▶ _DATA EXTRACT_

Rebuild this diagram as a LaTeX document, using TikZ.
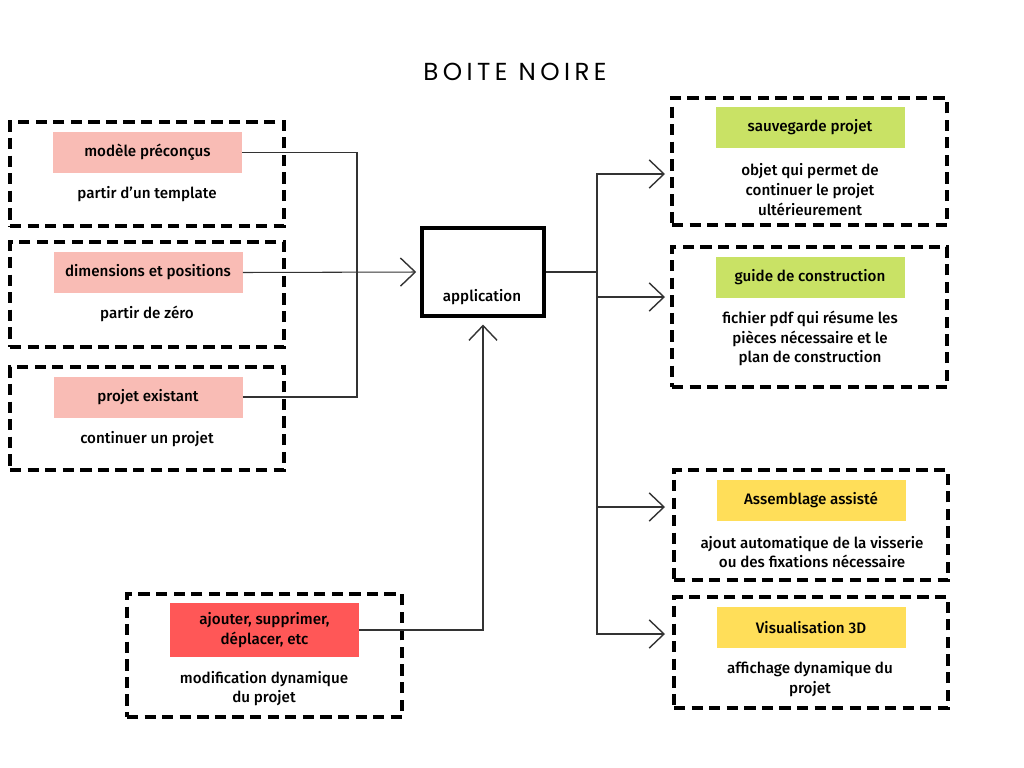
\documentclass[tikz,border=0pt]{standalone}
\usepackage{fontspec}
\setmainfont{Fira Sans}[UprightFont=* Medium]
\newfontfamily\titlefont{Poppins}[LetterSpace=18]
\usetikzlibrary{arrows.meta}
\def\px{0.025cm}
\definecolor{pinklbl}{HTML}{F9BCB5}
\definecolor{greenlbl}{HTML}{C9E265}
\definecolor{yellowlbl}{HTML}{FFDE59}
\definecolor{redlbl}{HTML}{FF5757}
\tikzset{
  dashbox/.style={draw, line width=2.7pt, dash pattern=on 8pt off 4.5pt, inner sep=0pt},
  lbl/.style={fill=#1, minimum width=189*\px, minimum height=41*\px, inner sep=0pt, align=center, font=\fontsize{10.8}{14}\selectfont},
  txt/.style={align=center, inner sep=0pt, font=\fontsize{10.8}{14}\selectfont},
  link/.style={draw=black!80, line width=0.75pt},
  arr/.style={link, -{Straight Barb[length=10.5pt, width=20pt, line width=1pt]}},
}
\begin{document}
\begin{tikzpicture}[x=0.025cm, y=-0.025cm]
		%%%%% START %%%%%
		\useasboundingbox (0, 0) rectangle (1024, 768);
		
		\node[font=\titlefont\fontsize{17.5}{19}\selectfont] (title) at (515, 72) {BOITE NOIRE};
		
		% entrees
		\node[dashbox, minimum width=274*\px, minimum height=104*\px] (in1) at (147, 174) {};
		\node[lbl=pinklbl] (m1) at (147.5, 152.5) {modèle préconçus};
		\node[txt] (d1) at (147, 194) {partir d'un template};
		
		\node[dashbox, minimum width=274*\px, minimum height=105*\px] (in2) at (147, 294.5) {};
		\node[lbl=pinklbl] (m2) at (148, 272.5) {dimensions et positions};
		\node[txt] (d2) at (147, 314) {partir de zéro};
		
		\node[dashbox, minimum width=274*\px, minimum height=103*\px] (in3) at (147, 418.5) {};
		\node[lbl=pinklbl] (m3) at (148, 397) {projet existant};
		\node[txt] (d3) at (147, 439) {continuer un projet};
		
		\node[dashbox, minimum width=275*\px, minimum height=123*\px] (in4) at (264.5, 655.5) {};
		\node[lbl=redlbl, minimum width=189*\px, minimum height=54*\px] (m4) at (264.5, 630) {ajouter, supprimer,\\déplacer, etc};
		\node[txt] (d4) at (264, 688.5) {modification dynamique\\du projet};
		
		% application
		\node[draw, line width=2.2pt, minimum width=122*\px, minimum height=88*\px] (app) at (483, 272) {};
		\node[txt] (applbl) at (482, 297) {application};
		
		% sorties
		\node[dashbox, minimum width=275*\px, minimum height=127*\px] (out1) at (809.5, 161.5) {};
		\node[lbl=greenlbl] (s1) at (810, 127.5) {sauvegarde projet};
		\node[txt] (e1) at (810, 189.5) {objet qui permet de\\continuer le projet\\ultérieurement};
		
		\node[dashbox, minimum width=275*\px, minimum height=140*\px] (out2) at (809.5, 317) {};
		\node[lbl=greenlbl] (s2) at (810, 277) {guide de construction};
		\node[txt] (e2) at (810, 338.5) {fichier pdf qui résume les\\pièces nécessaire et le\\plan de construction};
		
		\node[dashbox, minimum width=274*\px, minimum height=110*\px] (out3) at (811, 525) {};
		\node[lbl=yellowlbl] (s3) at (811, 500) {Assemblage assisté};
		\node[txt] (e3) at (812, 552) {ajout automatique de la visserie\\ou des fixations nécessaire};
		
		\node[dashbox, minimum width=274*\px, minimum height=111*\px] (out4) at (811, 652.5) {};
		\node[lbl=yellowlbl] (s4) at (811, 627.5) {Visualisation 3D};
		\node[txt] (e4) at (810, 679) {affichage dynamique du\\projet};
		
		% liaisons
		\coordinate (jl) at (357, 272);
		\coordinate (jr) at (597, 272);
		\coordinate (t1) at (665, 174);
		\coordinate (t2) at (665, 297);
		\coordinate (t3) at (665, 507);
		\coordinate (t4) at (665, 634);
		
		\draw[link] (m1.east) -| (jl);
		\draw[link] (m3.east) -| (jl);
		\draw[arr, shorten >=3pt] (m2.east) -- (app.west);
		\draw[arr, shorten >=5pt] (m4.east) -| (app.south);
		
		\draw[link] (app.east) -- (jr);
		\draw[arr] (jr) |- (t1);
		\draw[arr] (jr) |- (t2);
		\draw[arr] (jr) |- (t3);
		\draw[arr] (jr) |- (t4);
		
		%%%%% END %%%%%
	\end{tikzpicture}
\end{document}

▶ _INSTRUCTIONS TO FOLLOW_
Retype the whole listing exactly and leave the pictures out.

▶ _ANSWER IN FULL_
Rebuild this diagram as a LaTeX document, using TikZ.
\documentclass[tikz,border=0pt]{standalone}
\usepackage{fontspec}
\setmainfont{Fira Sans}[UprightFont=* Medium]
\newfontfamily\titlefont{Poppins}[LetterSpace=18]
\usetikzlibrary{arrows.meta}
\def\px{0.025cm}
\definecolor{pinklbl}{HTML}{F9BCB5}
\definecolor{greenlbl}{HTML}{C9E265}
\definecolor{yellowlbl}{HTML}{FFDE59}
\definecolor{redlbl}{HTML}{FF5757}
\tikzset{
  dashbox/.style={draw, line width=2.7pt, dash pattern=on 8pt off 4.5pt, inner sep=0pt},
  lbl/.style={fill=#1, minimum width=189*\px, minimum height=41*\px, inner sep=0pt, align=center, font=\fontsize{10.8}{14}\selectfont},
  txt/.style={align=center, inner sep=0pt, font=\fontsize{10.8}{14}\selectfont},
  link/.style={draw=black!80, line width=0.75pt},
  arr/.style={link, -{Straight Barb[length=10.5pt, width=20pt, line width=1pt]}},
}
\begin{document}
\begin{tikzpicture}[x=0.025cm, y=-0.025cm]
		%%%%% START %%%%%
		\useasboundingbox (0, 0) rectangle (1024, 768);
		
		\node[font=\titlefont\fontsize{17.5}{19}\selectfont] (title) at (515, 72) {BOITE NOIRE};
		
		% entrees
		\node[dashbox, minimum width=274*\px, minimum height=104*\px] (in1) at (147, 174) {};
		\node[lbl=pinklbl] (m1) at (147.5, 152.5) {modèle préconçus};
		\node[txt] (d1) at (147, 194) {partir d'un template};
		
		\node[dashbox, minimum width=274*\px, minimum height=105*\px] (in2) at (147, 294.5) {};
		\node[lbl=pinklbl] (m2) at (148, 272.5) {dimensions et positions};
		\node[txt] (d2) at (147, 314) {partir de zéro};
		
		\node[dashbox, minimum width=274*\px, minimum height=103*\px] (in3) at (147, 418.5) {};
		\node[lbl=pinklbl] (m3) at (148, 397) {projet existant};
		\node[txt] (d3) at (147, 439) {continuer un projet};
		
		\node[dashbox, minimum width=275*\px, minimum height=123*\px] (in4) at (264.5, 655.5) {};
		\node[lbl=redlbl, minimum width=189*\px, minimum height=54*\px] (m4) at (264.5, 630) {ajouter, supprimer,\\déplacer, etc};
		\node[txt] (d4) at (264, 688.5) {modification dynamique\\du projet};
		
		% application
		\node[draw, line width=2.2pt, minimum width=122*\px, minimum height=88*\px] (app) at (483, 272) {};
		\node[txt] (applbl) at (482, 297) {application};
		
		% sorties
		\node[dashbox, minimum width=275*\px, minimum height=127*\px] (out1) at (809.5, 161.5) {};
		\node[lbl=greenlbl] (s1) at (810, 127.5) {sauvegarde projet};
		\node[txt] (e1) at (810, 189.5) {objet qui permet de\\continuer le projet\\ultérieurement};
		
		\node[dashbox, minimum width=275*\px, minimum height=140*\px] (out2) at (809.5, 317) {};
		\node[lbl=greenlbl] (s2) at (810, 277) {guide de construction};
		\node[txt] (e2) at (810, 338.5) {fichier pdf qui résume les\\pièces nécessaire et le\\plan de construction};
		
		\node[dashbox, minimum width=274*\px, minimum height=110*\px] (out3) at (811, 525) {};
		\node[lbl=yellowlbl] (s3) at (811, 500) {Assemblage assisté};
		\node[txt] (e3) at (812, 552) {ajout automatique de la visserie\\ou des fixations nécessaire};
		
		\node[dashbox, minimum width=274*\px, minimum height=111*\px] (out4) at (811, 652.5) {};
		\node[lbl=yellowlbl] (s4) at (811, 627.5) {Visualisation 3D};
		\node[txt] (e4) at (810, 679) {affichage dynamique du\\projet};
		
		% liaisons
		\coordinate (jl) at (357, 272);
		\coordinate (jr) at (597, 272);
		\coordinate (t1) at (665, 174);
		\coordinate (t2) at (665, 297);
		\coordinate (t3) at (665, 507);
		\coordinate (t4) at (665, 634);
		
		\draw[link] (m1.east) -| (jl);
		\draw[link] (m3.east) -| (jl);
		\draw[arr, shorten >=3pt] (m2.east) -- (app.west);
		\draw[arr, shorten >=5pt] (m4.east) -| (app.south);
		
		\draw[link] (app.east) -- (jr);
		\draw[arr] (jr) |- (t1);
		\draw[arr] (jr) |- (t2);
		\draw[arr] (jr) |- (t3);
		\draw[arr] (jr) |- (t4);
		
		%%%%% END %%%%%
	\end{tikzpicture}
\end{document}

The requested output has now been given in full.